(1) Design Criteria

(a) Monolingual
(b) Professional writing (texts of academic standard)
(c) Synchronic (1995-2002)
(d) Regional variety (AmE/BrE/etc.)
(e) Sample (50,000 words per journal)
(f) Selection criteria

  In order to ensure an objective selection of journal texts, the project team decided to base content decisions on data obtained from the Journal Citation Reports (JCR), which presents quantifiable statistical data for an objective and systematic approach to determining the relative importance of journals within their subject categories. As of 2001, the Science Edition of the JCR contained about 5,700 journals. It uses a unique indicator called “Impact Factor,” which provides a way to evaluate or compare a journal’s relative importance as perceived by others in the same field. Employing these data, the journals with the top 20% impact factor in each field were selected for inclusion in the PERC Corpus. JCR classifications were also used to define the subject fields.

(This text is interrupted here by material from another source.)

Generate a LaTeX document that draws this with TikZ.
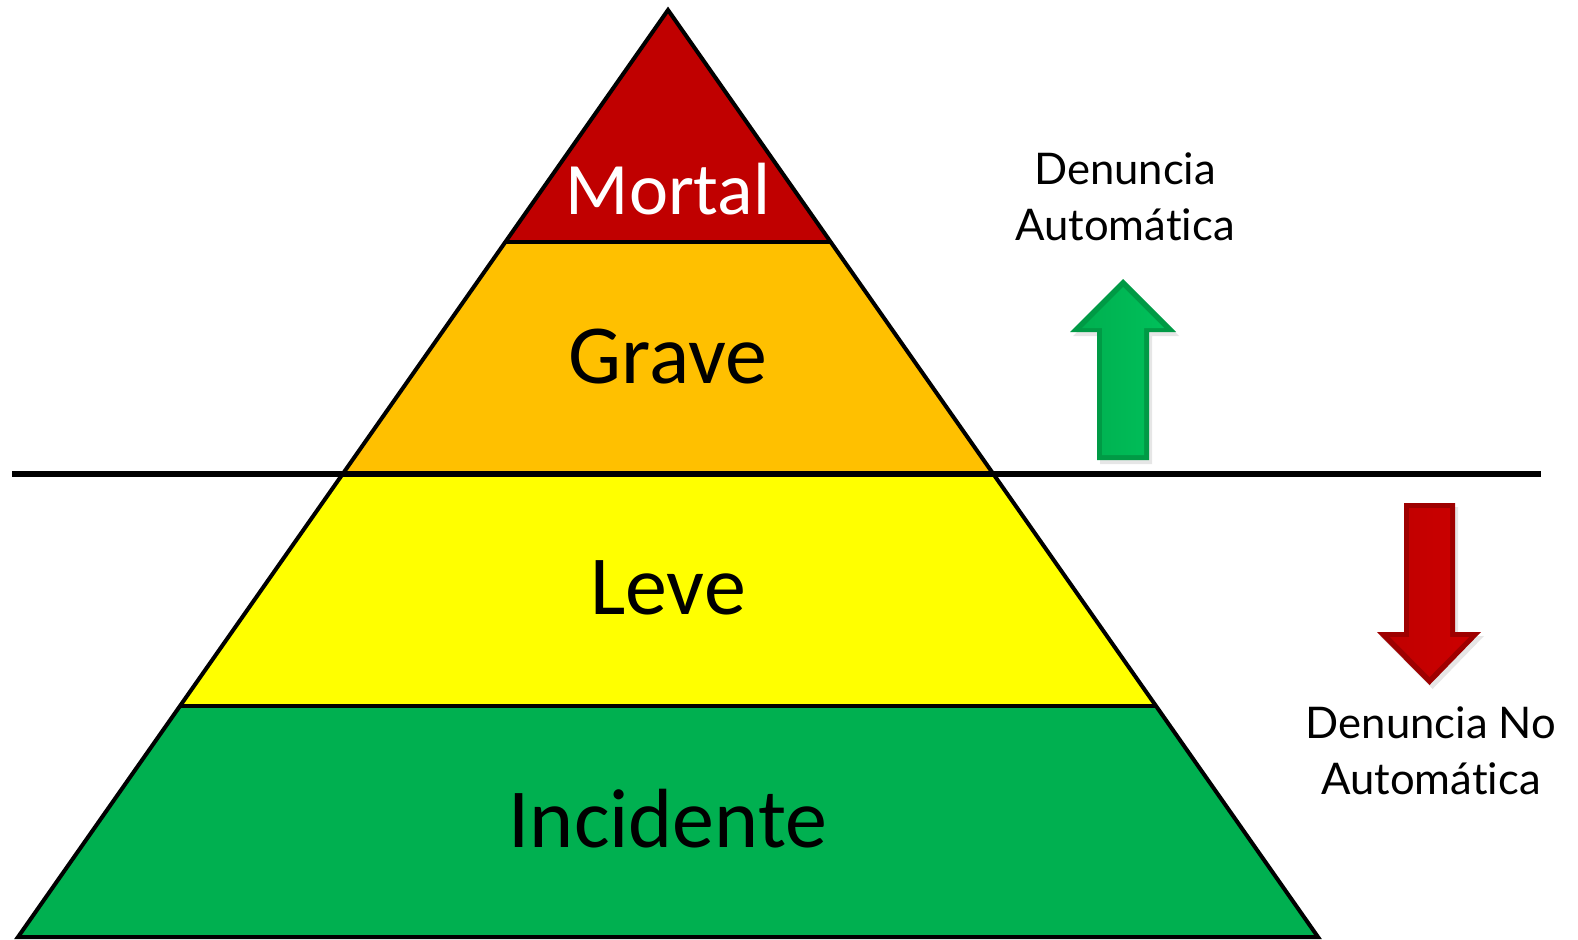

(i) Domains: science and technology including life science (texts from approximately 170 subdomains are classified into the following 22 domains. These domains can be accessed separately as sub-corpora. For further details, see the sub-corpus sections of the concordancer.)

     Civil Engineering
     Computer Science
     Construction & Building Technology
     Earth Science
     Electrical & Electronic Engineering
     Environmental Sciences
     Food Science
     General Science
     Materials Science
     Metallurgy & Metallurgical Engineering
     Nuclear Science & Technology

(ii) Media: academic journals

(2) Text Encoding

The following information is indicated by the mark-up:

1. Sentence boundaries, parts of speech and lemma

2. Meta-textual information regarding the source or encoding of individual texts (Detailed descriptive information is added to each text, in the form of a header, which includes the author's name, title, publication year, journal title, etc.)